Ale prawdę objawioną możesz usłyszeć dosłownie wszędzie. Mam w pracy pewien egzemplarz wyjątkowo męczący. Jurgen, to taki człowiek, który na wszystko ma złotą radę. Na przykład nie rozumie dlaczego ja myje naczynia w gorącej wodzie, jak wystarczy to robić w zimnej. A ja jako Polak oczywiście „wiem lepiej” i w dupie mam wszelkie instrukcje. Wiec mu tłumacze, że w ciepłej wodzie tłuszcz lepiej schodzi. A on, że w zimnej też się zmywa. Więc ja mu na to, że to robię już od pół roku i naprawdę wiem lepiej, bo nabrałem w tej ważkiej materii niekwestionowanej praktyki i doświadczenia. A on, że w instrukcji zmywarki jest napisane, że naczynie trzeba spłukiwać zimną wodą. To ja mu wtedy już po polsku mówię, żeby mnie pocałował w dupę. On wtedy myśli, że ja nie rozumiem po niemiecku i przekręca mi kurki z wodą na zimną. Więc ja, żeby uniknąć dyskusji, czekam aż sobie pójdzie i puszczam ciepłą wodą. Wtedy on za 10 minut przychodzi i zmienia na zimną, potem ja na ciepłą i tak mniej więcej w kółko. Zapewniam, że po kilku razach przestaje to być zabawne.

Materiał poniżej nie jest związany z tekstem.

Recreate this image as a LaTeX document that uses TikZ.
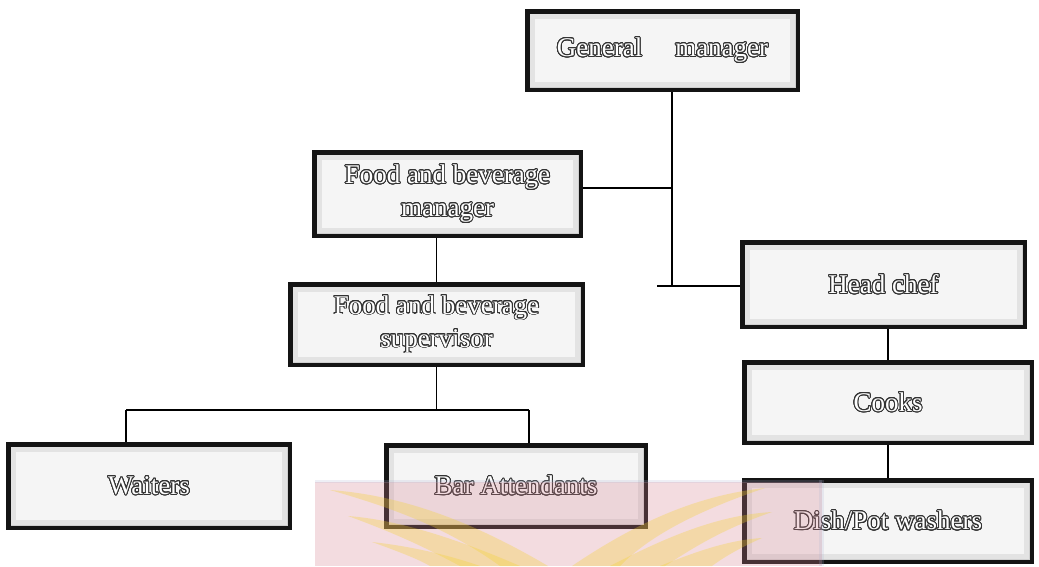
\documentclass[tikz,border=0pt]{standalone}
\usepackage{fontspec}
\setmainfont{Liberation Serif}
\usepackage{contour}
\contourlength{0.95pt}
\contournumber{24}
\usetikzlibrary{calc}

\definecolor{boxedge}{RGB}{20,20,20}
\definecolor{wmpink}{RGB}{212,128,142}
\definecolor{wmgold}{RGB}{245,210,40}
\definecolor{wmblue}{RGB}{170,178,210}

\newcommand{\olabel}[1]{\contour{black!80}{#1}}

\tikzset{
  orgbox/.style={
    draw=boxedge, line width=4.5pt, fill=gray!38,
    text=white, align=center,
    font=\fontsize{27}{33}\selectfont,
    path picture={
      \fill[gray!22] ($(path picture bounding box.south west)+(3,-3)$)
        rectangle ($(path picture bounding box.north east)+(-3,3)$);
      \fill[gray!8] ($(path picture bounding box.south west)+(8,-8)$)
        rectangle ($(path picture bounding box.north east)+(-8,8)$);
    }
  },
  link/.style={draw=black, line width=1.6pt}
}

\begin{document}
\begin{tikzpicture}[x=1pt,y=-1pt]
  \useasboundingbox[fill=white] (0,0) rectangle (1039,566);

  % boxes
  \node[orgbox, minimum width=270.5pt, minimum height=78.5pt] (gm) at (662.5,50.5)
    {\olabel{General}\hspace*{33pt}\olabel{manager}};
  \node[orgbox, minimum width=266.5pt, minimum height=83.5pt] (fbm) at (447.5,194)
    {\olabel{Food and beverage}\\\olabel{manager}};
  \node[orgbox, minimum width=292.5pt, minimum height=80.5pt] (sup) at (436.5,324.5)
    {\olabel{Food and beverage}\\\olabel{supervisor}};
  \node[orgbox, minimum width=281.5pt, minimum height=83.5pt] (wait) at (149,486)
    {\olabel{Waiters}};
  \node[orgbox, minimum width=259.5pt, minimum height=81.5pt] (bar) at (516,486)
    {\olabel{Bar Attendants}};
  \node[orgbox, minimum width=282.5pt, minimum height=84.5pt] (chef) at (883.5,284.5)
    {\olabel{Head chef}};
  \node[orgbox, minimum width=287.5pt, minimum height=80.5pt] (cook) at (888,402.5)
    {\olabel{Cooks}};
  \node[orgbox, minimum width=287.5pt, minimum height=81.5pt] (dish) at (888,521)
    {\olabel{Dish/Pot washers}};

  % junction points
  \coordinate (j1) at (672,188);
  \coordinate (j2) at (672,286);
  \coordinate (hl) at (657,286);
  \coordinate (j3) at (436.5,410);
  \coordinate (j4) at (126,410);
  \coordinate (j5) at (529,410);

  % connectors
  \draw[link] (gm.south -| j1) -- (j2);
  \draw[link] (fbm.east |- j1) -- (j1);
  \draw[link] (hl) -- (chef.west |- hl);
  \draw[link] (fbm.south -| sup.north) -- (sup.north);
  \draw[link] (sup.south) -- (j3);
  \draw[link] (j4) -- (j5);
  \draw[link] (j4) -- (wait.north -| j4);
  \draw[link] (j5) -- (bar.north -| j5);
  \draw[link] (chef.south -| cook.north) -- (cook.north);
  \draw[link] (cook.south) -- (dish.north);

  % faint emblem band along the lower edge
  \begin{scope}[opacity=0.27]
    \fill[wmpink] (315,482) rectangle (822,566);
  \end{scope}
  \begin{scope}[opacity=0.2]
    \fill[wmblue] (315,480) rectangle (822,483);
    \fill[wmblue] (819,480) rectangle (824,566);
  \end{scope}
  \begin{scope}[opacity=0.3, fill=wmgold]
    % left wing
    \fill (548,566) .. controls (470,520) and (400,495) .. (330,490)
          .. controls (400,510) and (450,530) .. (500,566) -- cycle;
    \fill (520,566) .. controls (460,540) and (400,520) .. (348,516)
          .. controls (400,535) and (430,550) .. (460,566) -- cycle;
    \fill (480,566) .. controls (440,552) and (400,545) .. (372,542)
          .. controls (400,552) and (420,560) .. (430,566) -- cycle;
    % right wing
    \fill (572,566) .. controls (640,520) and (700,495) .. (765,488)
          .. controls (700,510) and (650,535) .. (620,566) -- cycle;
    \fill (610,566) .. controls (670,535) and (720,515) .. (772,512)
          .. controls (720,530) and (690,550) .. (665,566) -- cycle;
    \fill (660,566) .. controls (700,550) and (730,540) .. (762,538)
          .. controls (735,550) and (720,560) .. (712,566) -- cycle;
  \end{scope}
\end{tikzpicture}
\end{document}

Na kolejnym spotkaniu pan z Agentury pracy dał mi kolejne złote rady, że musze być aktywny, że musze wysyłać swoje CV (choć nie powiedział gdzie), że powinienem czytać gazety z ofertami pracy, że dobrze by było rozglądać się po mieście itd. (czyli to wszystko co robiłem w tym czasie). Po czym wyznaczył mi kolejny termin na za miesiąc (tu zawsze terminy są wysyłane pocztą na za miesiąc, ale nie wolno się spóźnić nawet 3 minut).
Kolejne spotkanie było równie owocne jak poprzednie, tzn. Pan spytał czy nie mógłbym być taksówkarzem. Ja na to, że bardzo chętnie i czy ma jakąś ofertę. Nie on nie ma, ale radzi mi, że mogę sobie wejść na panoramę firm spisać telefony do korporacji taksówkarskich i zadzwonić z zapytaniem. Po tej kolejnej złotej radzie wychodząc poprosiłem w recepcji o zlikwidowanie mojego uczestnictwa w tym urzędzie. W ten sposób przyczyniłem się do kolejnego sukcesu federalnego urzędu ds. zatrudnienia pokazując w statystykach, że po pół roku przestałem figurować (pewnie porady pomogły mi znaleźć prace). Przynajmniej tyle mogłem zrobić w podzięce.
A niech to motyla noga!!! Nie ma to jak nasz stary wujek Dobra rada.